» **Data segment**
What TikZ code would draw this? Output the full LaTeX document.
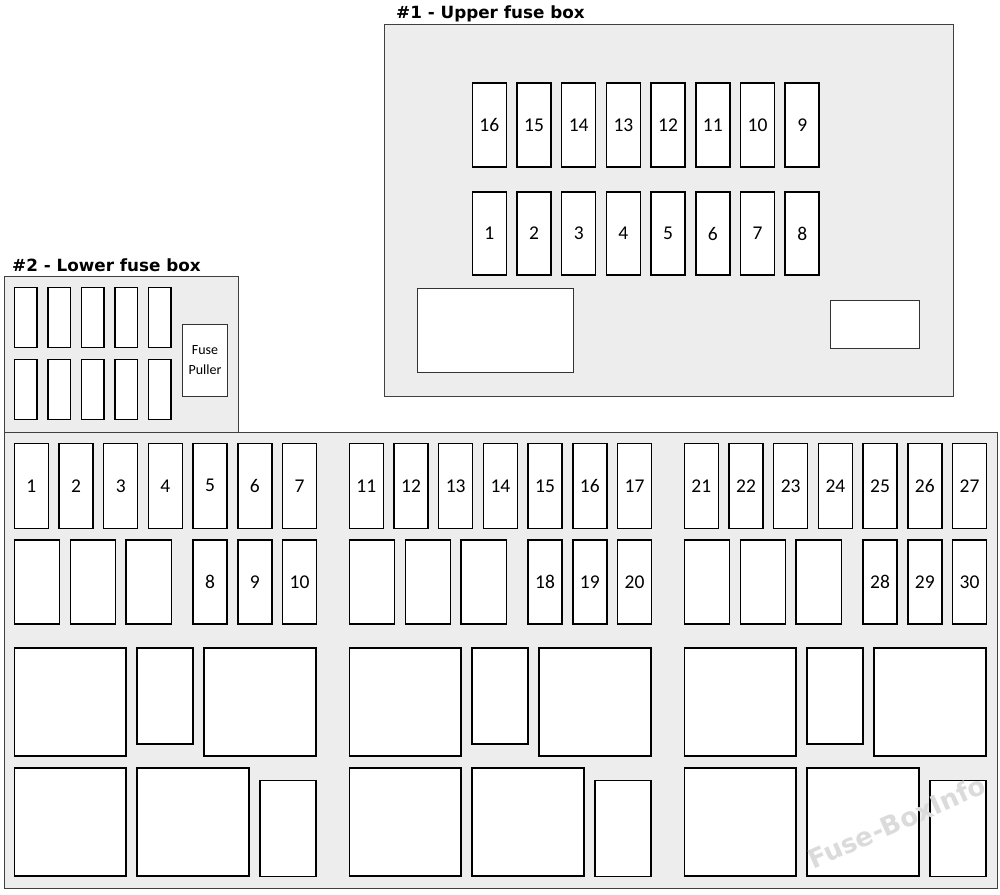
\documentclass[tikz,border=0pt]{standalone}
\usepackage{fontspec}
\setmainfont{Carlito}
\newfontfamily\titlefont{DejaVu Sans}
\begin{document}
\begin{tikzpicture}[x=1pt,y=-1pt,
  housing/.style={draw=black!75,fill=black!7,line width=1pt,inner sep=0pt,outer sep=0pt},
  fuse/.style={draw=black,fill=white,line width=1.5pt,inner sep=0pt,font=\fontsize{19.5}{20}\selectfont},
  relay/.style={draw=black,fill=white,line width=1.1pt,inner sep=0pt},
  pad/.style={draw=black!80,fill=white,line width=0.9pt,inner sep=0pt,align=center,font=\fontsize{14}{20}\selectfont},
  title/.style={anchor=base west,inner sep=0pt,font=\titlefont\bfseries\fontsize{16.8}{20}\selectfont}]
\newcommand\rbx[7]{%
  \pgfmathsetmacro\bw{#4-(#2)}\pgfmathsetmacro\bh{#5-(#3)}%
  \node[#6,minimum width=\bw,minimum height=\bh] (#1) at ({(#2+#4)/2},{(#3+#5)/2}) {#7};}
\useasboundingbox[fill=white] (0,0) rectangle (1000,894);
% ---------- upper fuse box ----------
\rbx{upper}{384}{24}{953}{396}{housing}{}
\node[title] (uptitle) at (396,18) {\#1 - Upper fuse box};
\foreach \i in {0,...,7}{
  \pgfmathsetmacro\xa{472.3+44.7*\i}
  \pgfmathtruncatemacro\lt{16-\i}
  \pgfmathtruncatemacro\lb{1+\i}
  \rbx{u\lt}{\xa}{83}{\xa+34}{167}{fuse}{\lt}
  \rbx{u\lb}{\xa}{192}{\xa+34}{275}{fuse}{\lb}
}
\rbx{urelay}{417}{288}{573}{372}{pad}{}
\rbx{uconn}{830}{300}{919}{348}{pad}{}
% ---------- lower fuse box ----------
\rbx{lowtop}{4}{276}{238.5}{432.5}{housing}{}
\rbx{lowmain}{4}{432.5}{997.5}{888.5}{housing}{}
\node[title] (lowtitle) at (12,271) {\#2 - Lower fuse box};
\foreach \i in {0,...,4}{
  \pgfmathsetmacro\xa{14.3+33.5*\i}
  \rbx{sa\i}{\xa}{287.5}{\xa+22.5}{347.5}{fuse}{}
  \rbx{sb\i}{\xa}{359.5}{\xa+22.5}{419.5}{fuse}{}
}
\rbx{puller}{182.7}{324}{227.3}{396}{pad}{Fuse\\Puller}
\foreach \g in {0,1,2}{
  \pgfmathsetmacro\o{335*\g}
  \foreach \c in {0,...,6}{
    \pgfmathsetmacro\xa{14.3+44.7*\c+\o}
    \pgfmathtruncatemacro\lab{10*\g+\c+1}
    \rbx{f\lab}{\xa}{443.3}{\xa+34}{528.3}{fuse}{\lab}
  }
  \foreach \c in {4,5,6}{
    \pgfmathsetmacro\xa{14.3+44.7*\c+\o}
    \pgfmathtruncatemacro\lab{10*\g+\c+4}
    \rbx{f\lab}{\xa}{540}{\xa+34}{624}{fuse}{\lab}
  }
  \rbx{w\g a}{14.3+\o}{540}{59.3+\o}{624}{fuse}{}
  \rbx{w\g b}{70.3+\o}{540}{115.3+\o}{624}{fuse}{}
  \rbx{w\g c}{126+\o}{540}{171.3+\o}{624}{fuse}{}
  \rbx{r\g a}{14.3+\o}{648}{126+\o}{756}{relay}{}
  \rbx{r\g b}{137+\o}{648}{193+\o}{744}{relay}{}
  \rbx{r\g c}{204+\o}{648}{316+\o}{756}{relay}{}
  \rbx{r\g d}{14.3+\o}{768}{126+\o}{876}{relay}{}
  \rbx{r\g e}{137+\o}{768}{249+\o}{876}{relay}{}
  \rbx{r\g f}{260+\o}{780.5}{316+\o}{876.5}{relay}{}
}
\node[rotate=24,text=black!14,font=\titlefont\bfseries\fontsize{26}{30}\selectfont,inner sep=0pt] (wm) at (897,822) {Fuse-BoxInfo};
\end{tikzpicture}
\end{document}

» **Work to be completed**
Exactly as written, return every line of the listing, but not the pictures.

» **Response**
What TikZ code would draw this? Output the full LaTeX document.
\documentclass[tikz,border=0pt]{standalone}
\usepackage{fontspec}
\setmainfont{Carlito}
\newfontfamily\titlefont{DejaVu Sans}
\begin{document}
\begin{tikzpicture}[x=1pt,y=-1pt,
  housing/.style={draw=black!75,fill=black!7,line width=1pt,inner sep=0pt,outer sep=0pt},
  fuse/.style={draw=black,fill=white,line width=1.5pt,inner sep=0pt,font=\fontsize{19.5}{20}\selectfont},
  relay/.style={draw=black,fill=white,line width=1.1pt,inner sep=0pt},
  pad/.style={draw=black!80,fill=white,line width=0.9pt,inner sep=0pt,align=center,font=\fontsize{14}{20}\selectfont},
  title/.style={anchor=base west,inner sep=0pt,font=\titlefont\bfseries\fontsize{16.8}{20}\selectfont}]
\newcommand\rbx[7]{%
  \pgfmathsetmacro\bw{#4-(#2)}\pgfmathsetmacro\bh{#5-(#3)}%
  \node[#6,minimum width=\bw,minimum height=\bh] (#1) at ({(#2+#4)/2},{(#3+#5)/2}) {#7};}
\useasboundingbox[fill=white] (0,0) rectangle (1000,894);
% ---------- upper fuse box ----------
\rbx{upper}{384}{24}{953}{396}{housing}{}
\node[title] (uptitle) at (396,18) {\#1 - Upper fuse box};
\foreach \i in {0,...,7}{
  \pgfmathsetmacro\xa{472.3+44.7*\i}
  \pgfmathtruncatemacro\lt{16-\i}
  \pgfmathtruncatemacro\lb{1+\i}
  \rbx{u\lt}{\xa}{83}{\xa+34}{167}{fuse}{\lt}
  \rbx{u\lb}{\xa}{192}{\xa+34}{275}{fuse}{\lb}
}
\rbx{urelay}{417}{288}{573}{372}{pad}{}
\rbx{uconn}{830}{300}{919}{348}{pad}{}
% ---------- lower fuse box ----------
\rbx{lowtop}{4}{276}{238.5}{432.5}{housing}{}
\rbx{lowmain}{4}{432.5}{997.5}{888.5}{housing}{}
\node[title] (lowtitle) at (12,271) {\#2 - Lower fuse box};
\foreach \i in {0,...,4}{
  \pgfmathsetmacro\xa{14.3+33.5*\i}
  \rbx{sa\i}{\xa}{287.5}{\xa+22.5}{347.5}{fuse}{}
  \rbx{sb\i}{\xa}{359.5}{\xa+22.5}{419.5}{fuse}{}
}
\rbx{puller}{182.7}{324}{227.3}{396}{pad}{Fuse\\Puller}
\foreach \g in {0,1,2}{
  \pgfmathsetmacro\o{335*\g}
  \foreach \c in {0,...,6}{
    \pgfmathsetmacro\xa{14.3+44.7*\c+\o}
    \pgfmathtruncatemacro\lab{10*\g+\c+1}
    \rbx{f\lab}{\xa}{443.3}{\xa+34}{528.3}{fuse}{\lab}
  }
  \foreach \c in {4,5,6}{
    \pgfmathsetmacro\xa{14.3+44.7*\c+\o}
    \pgfmathtruncatemacro\lab{10*\g+\c+4}
    \rbx{f\lab}{\xa}{540}{\xa+34}{624}{fuse}{\lab}
  }
  \rbx{w\g a}{14.3+\o}{540}{59.3+\o}{624}{fuse}{}
  \rbx{w\g b}{70.3+\o}{540}{115.3+\o}{624}{fuse}{}
  \rbx{w\g c}{126+\o}{540}{171.3+\o}{624}{fuse}{}
  \rbx{r\g a}{14.3+\o}{648}{126+\o}{756}{relay}{}
  \rbx{r\g b}{137+\o}{648}{193+\o}{744}{relay}{}
  \rbx{r\g c}{204+\o}{648}{316+\o}{756}{relay}{}
  \rbx{r\g d}{14.3+\o}{768}{126+\o}{876}{relay}{}
  \rbx{r\g e}{137+\o}{768}{249+\o}{876}{relay}{}
  \rbx{r\g f}{260+\o}{780.5}{316+\o}{876.5}{relay}{}
}
\node[rotate=24,text=black!14,font=\titlefont\bfseries\fontsize{26}{30}\selectfont,inner sep=0pt] (wm) at (897,822) {Fuse-BoxInfo};
\end{tikzpicture}
\end{document}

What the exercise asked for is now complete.